Mikohn Gaming
- Defunct: 2009
- Headquarters: Las Vegas, Nevada, United States
- Products: Slot machines

= Mikohn Gaming =

Mikohn Gaming was a company founded Las Vegas, Nevada, in 1986 to produce original slot machines and signage for casinos. Formed by John Acres and Mike Stone, the company's principal activity was to develop, manufacture and market branded slot machine and table games, gaming machines, gaming products including signage, progressive jackpot systems, and table game management systems. The company was restructured and renamed to Progressive Gaming International Corporation (PGIC) in 2005, and was publicly traded on NASDAQ with the trading symbol PGIC. At its peak, the company had about 300 employees and had offices in various other cities around the world. It went bankrupt in 2009.

== Products ==
Some of the slot machine game themes produced by Mikohn Gaming included several that were based on well-known brands, including:
- Several games produced by Hasbro:
  - Trivial Pursuit
  - Clue
  - Yahtzee
  - Battleship
- The rock band Kiss
- The comic strip Garfield

The Garfield game faced some criticism over the potential for it inappropriately appealing to children.

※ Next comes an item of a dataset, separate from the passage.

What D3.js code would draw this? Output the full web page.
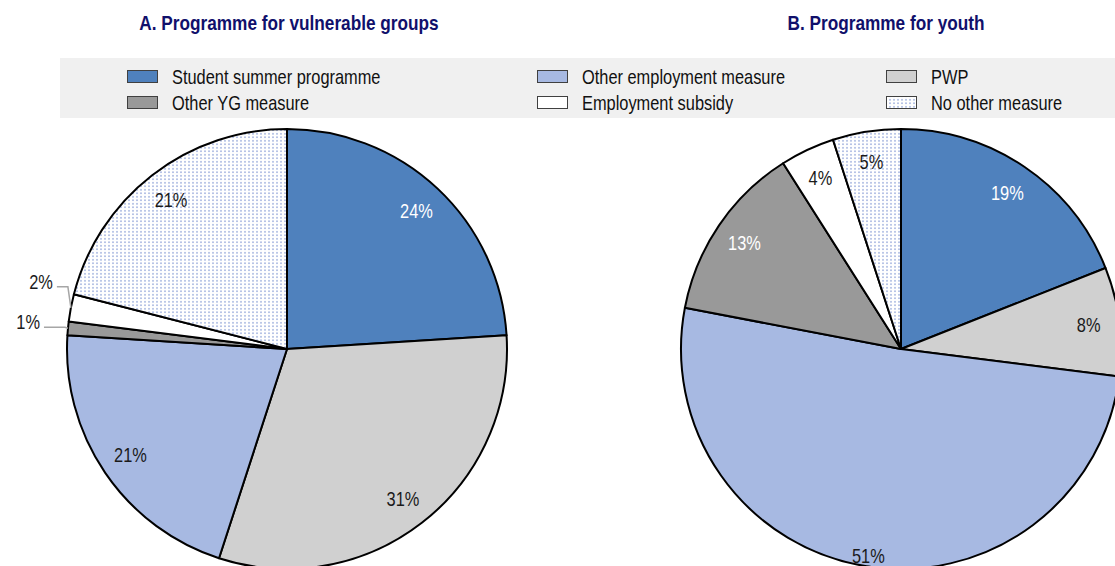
<!DOCTYPE html>
<html>
<head>
<meta charset="utf-8">
<script src="https://cdn.jsdelivr.net/npm/d3@7"></script>
<style>
  html, body { margin: 0; padding: 0; background: #fff; }
  svg { display: block; }
</style>
</head>
<body>
<svg id="chart" width="1115" height="566"></svg>
<script>
// Categories of the follow-up measure, in pie order (clockwise from 12 o'clock)
const categories = [
  "Student summer programme",
  "PWP",
  "Other employment measure",
  "Other YG measure",
  "Employment subsidy",
  "No other measure"
];
// Share of participants (%) for each panel
const valuesA = [24, 31, 21, 1, 2, 21];
const valuesB = [19, 8, 51, 13, 4, 5];
const panelTitles = ["A. Programme for vulnerable groups", "B. Programme for youth"];
// Legend reading order: two rows of three
const legendOrder = [
  "Student summer programme", "Other employment measure", "PWP",
  "Other YG measure", "Employment subsidy", "No other measure"
];

const fills = {
  "Student summer programme": "#4f81bd",
  "PWP": "#d0d0d0",
  "Other employment measure": "#a7b9e2",
  "Other YG measure": "#999999",
  "Employment subsidy": "#ffffff",
  "No other measure": "url(#dots)"
};
const whiteLabel = new Set(["Student summer programme", "Other YG measure"]);

const svg = d3.select("#chart");
const W = 1115, H = 566;

// Detect a condensed face; otherwise squeeze the regular one horizontally
const probe = svg.append("text").attr("font-size", 100).text("Student summer programme");
probe.attr("font-family", "'Liberation Sans Narrow', 'Liberation Sans', Arial, sans-serif");
const wNarrow = probe.node().getComputedTextLength();
probe.attr("font-family", "'Liberation Sans', Arial, sans-serif");
const wRegular = probe.node().getComputedTextLength();
probe.remove();
const hasNarrow = wNarrow / wRegular < 0.9;
const FONT = hasNarrow ? "'Liberation Sans Narrow', sans-serif" : "'Liberation Sans', Arial, sans-serif";
const SQUEEZE = hasNarrow ? 1 : 0.82;

function place(sel, x, y) {
  return sel.attr("transform", `translate(${x},${y}) scale(${SQUEEZE},1)`)
            .attr("font-family", FONT);
}

// Dotted fill
const defs = svg.append("defs");
const pat = defs.append("pattern")
  .attr("id", "dots").attr("patternUnits", "userSpaceOnUse")
  .attr("width", 4).attr("height", 3.5);
pat.append("rect").attr("width", 4).attr("height", 3.5).attr("fill", "#ffffff");
pat.append("rect").attr("x", 1).attr("y", 1).attr("width", 2).attr("height", 1.6).attr("fill", "#b3c1e5");

// Panel titles
const panels = [
  { title: panelTitles[0], values: valuesA, cx: 287, cy: 349, titleX: 289,
    radial: {},
    outside: {
      "Employment subsidy": { rise: 21, run: 11 },
      "Other YG measure":   { rise: 1,  run: 21 }
    } },
  { title: panelTitles[1], values: valuesB, cx: 901, cy: 349, titleX: 886,
    radial: { "Other employment measure": 0.95 },
    outside: {} }
];

panels.forEach(p => {
  place(svg.append("text"), p.titleX, 30)
    .attr("text-anchor", "middle")
    .attr("font-size", 21)
    .attr("font-weight", "bold")
    .attr("fill", "#10106b")
    .text(p.title);
});

// Legend band
const legend = svg.append("g");
legend.append("rect")
  .attr("x", 60).attr("y", 58).attr("width", W - 60).attr("height", 60)
  .attr("fill", "#f0f0f0");
const colX = [127, 537, 886];
const rowY = [70, 96];
legendOrder.forEach((name, i) => {
  const cx = colX[i % 3], ry = rowY[Math.floor(i / 3)];
  legend.append("rect")
    .attr("x", cx + 0.5).attr("y", ry + 0.5)
    .attr("width", 30).attr("height", 12)
    .attr("fill", fills[name])
    .attr("stroke", "#404040").attr("stroke-width", 1);
  place(legend.append("text"), cx + 45, ry + 14)
    .attr("font-size", 20)
    .attr("fill", "#111")
    .text(name);
});

// Pies
const R = 220;
const pie = d3.pie().sort(null).value(d => d.value);
const arc = d3.arc().innerRadius(0).outerRadius(R);

panels.forEach(p => {
  const data = categories.map((c, i) => ({ name: c, value: p.values[i] }));
  const arcs = pie(data);
  const g = svg.append("g").attr("transform", `translate(${p.cx},${p.cy})`);

  g.selectAll("path.slice")
    .data(arcs)
    .join("path")
    .attr("class", "slice")
    .attr("d", arc)
    .attr("fill", d => fills[d.data.name])
    .attr("stroke", "#000")
    .attr("stroke-width", 2)
    .attr("stroke-linejoin", "round");

  arcs.forEach(d => {
    const mid = (d.startAngle + d.endAngle) / 2;
    const label = d.data.value + "%";
    const out = p.outside[d.data.name];
    if (out) {
      // Leader from the rim, elbow, then a horizontal run to the label
      const px = Math.sin(mid) * R, py = -Math.cos(mid) * R;
      const ex = px - 3, ey = py - out.rise;
      const hx = ex - out.run;
      g.append("path")
        .attr("d", `M${px},${py}L${ex},${ey}L${hx},${ey}`)
        .attr("fill", "none")
        .attr("stroke", "#a6a6a6")
        .attr("stroke-width", 1.5);
      place(g.append("text"), hx - 4, ey + 2)
        .attr("text-anchor", "end")
        .attr("font-size", 20)
        .attr("fill", "#1a1a1a")
        .text(label);
    } else {
      const k = p.radial[d.data.name] || 0.86;
      const lx = Math.sin(mid) * R * k, ly = -Math.cos(mid) * R * k;
      place(g.append("text"), lx, ly)
        .attr("text-anchor", "middle")
        .attr("dominant-baseline", "central")
        .attr("font-size", 20)
        .attr("fill", whiteLabel.has(d.data.name) ? "#ffffff" : "#1a1a1a")
        .text(label);
    }
  });
});
</script>
</body>
</html>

- Wink's Survey of America

== Timeline ==
- 1986: Mikohn is founded in Las Vegas, Nevada.
- 2005: Mikohn is restructured and renamed to Progressive Gaming International Corporation (PGIC), and was listed on NASDAQ with the trading symbol PGIC. Part of the restructuring included buying VirtGame, a company that made slot machines using a central server-based system architecture with downloadable content, for $20 million in stock swap value. At its peak, the company had about 300 employees and had offices in various other cities around the world.
- 2006: PGIC introduces Rapid Bet Live, a system for live real-time sports and race betting that supports betting on details within ongoing games, launching the system at The Palms Hotel and Casino, where it proves popular. The system receives the "Product of the Year Award for 2006" by Casino Journal and is extended to support wireless mobile betting devices.
- 2007 PGIC's Rapid Bet Live system is pulled out from The Palms without explanation.
- 2007: After failing to prevail in litigation against the game maker Derek Webb in which it had alleged patent rights violations by Webb's Three Card Poker game, PGIC agrees to pay a $20 million settlement for alleged anticompetitive behavior in attempting to enforce patent rights claims that were not valid.
- 2007: PGIC's Table Games Division, including the rights to all of PGIC's specialty table game titles, is sold to Shuffle Master for an upfront payment of $23.4 million and future payments, with an estimated net value between $37.4 million and $46.5 million.
- 2008: Having difficulty maintaining compliance with regulatory requirements for public trading amidst a general slowdown of the gaming industry during the Great Recession, PGIC conducts a 1-to-8 reverse stock split.
- 2009: PGIC files for Chapter 7 bankruptcy, listing assets of $263,600 and unsecured debts of $5.6 million. Most of the company's assets had been sold to International Game Technology (IGT) in a foreclosure sale just before the bankruptcy declaration. The company's largest unsecured creditor was Hasbro, to which it owed $1 million from a 2007 lawsuit settlement.